Brown-Long shared her childhood experiences that led to a life of drug addiction, sex trafficking, and eventually a murder conviction. As a child, she said she didn’t fit in at school because she was adopted and bi-racial. “I struggled socially and behaviorally. It affected my learning experience.”
Eventually, Brown-Long was expelled from school and spent time at various detention facilities. Some of the older women at the facilities became an influence on her. “The women in the facility taught me that my body was a commodity.”
One fateful night, Brown-Long’s pimp sent her to have sex with a man 43-year-old real estate agent, Johnny Allen. During the encounter, Brown-Long said she was fearing for her life, so she shot and killed him.

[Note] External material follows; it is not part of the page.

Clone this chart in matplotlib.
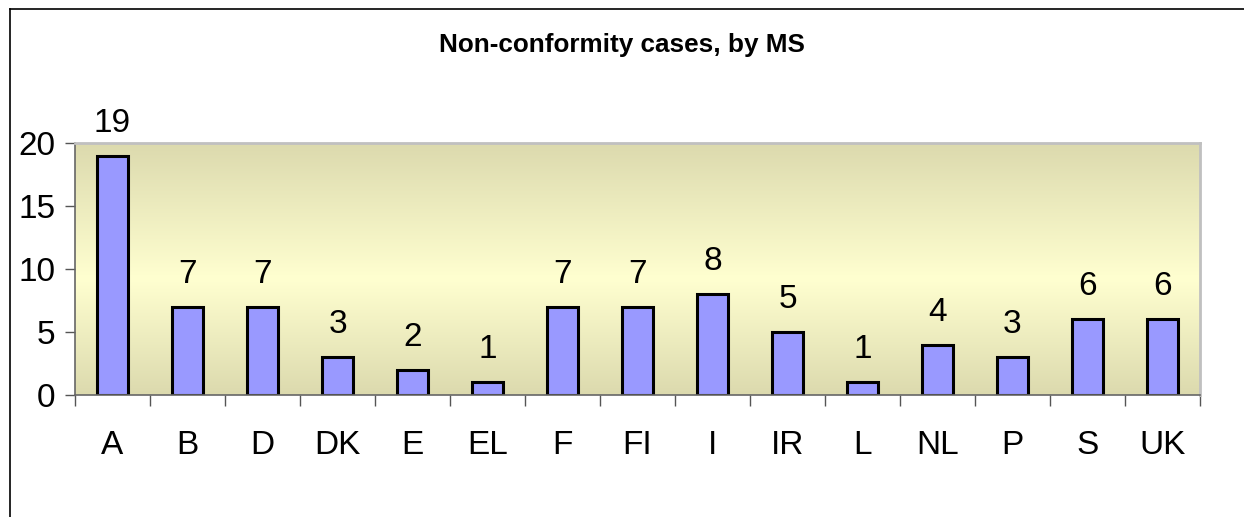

While in prison Brown-Long fought. She fought because she was a victim and not a criminal, and because she knew there were other young girls who were incarcerated under similar circumstances. During her discussion, Brown-Long shared how she had experienced unhealthy relationship behaviors. She talked about the time her father’s friend made shrewd remarks to her. “I told my father, and nothing happened.”
Brown-Long also talked about the time when a male teacher at her school wasn’t penalized for having a sexual relationship with a student.
It was a shift of faith that helped Brown-Long to overcome her circumstances and her past. While incarcerated she got her GED, graduated with a bachelor’s degree, and mentored at-risk youth. “You can never be too busy to be caught up in your own problems to help someone else” Brown-Long said as she was concluding her discussion. “It’s our responsibility to be stewards of the system by doing what we can to change it.”
While in prison Brown-Long launched the GLITTER Project. It stands for “Grassroots Learning Initiative on Teen Trafficking, Exploitation and Rape”.
The discussion with Brown-Long was led by Dr. Joshua M. Roberts, Dean of Students, Diversity and Inclusion.
Special guest in attendance were Mayor of Talladega Timothy Ragland, Judge Tiffany McCord, Judge Monet Gaines, and representatives from The Montgomery Area Chamber of Commerce, The Equal Justice Initiative, Southern Poverty Law Center, and Family Sunshine Center.